Blogger unarex said...

I'm sorry but I just can't resist. I'd really hate to have a last name like "Cockburn"... being female and all.

Oh yeah, Badda-Bing!

5:52 PM  
Blogger runnerfrog said...

About the value of words:
"Man knows that there are in the soul tints more bewildering, more numberless, and more nameless than the colors of an autumn forest... Yet he seriously believes that these things can every one of them, in all their tones and semitones, in all their blends and unions, be accurately represented by an arbitrary system of grunts and squeals. He believes that an ordinary civilized stockbroker can really produce out of his own inside noises which denote all the mysteries of memory and all the agonies of desire."
G.K. Chesterton.

About the cause of waorking with words:
"For the gentleman, only the lost cause should be attractive."
J.L. Borges.

12:28 PM  
Blogger Art Durkee said...

I like the Chesterton quote. It reminds me of all my years in graphic design, pre-press, and printing.

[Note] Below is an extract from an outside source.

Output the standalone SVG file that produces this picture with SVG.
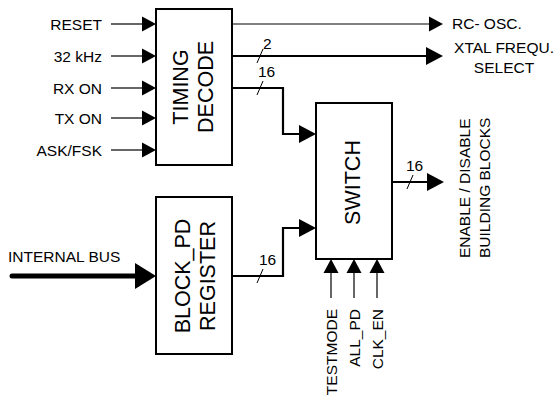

In the past 8 years there has been radical change in printing technology, with multiple-ink presses coming to the forefront. (Even most Epson inkjets for home use now have 6 or more inks.) The parallel to the Chesterton quote I was thinking of is that, in the long-lived days of the four-color press, all the finagling and adjusting we had to do to achieve certain colors found in nature that could not accurately be reproduced with CMYK alone. On many presses, the blue colors of the sky NEVER looked right, for example.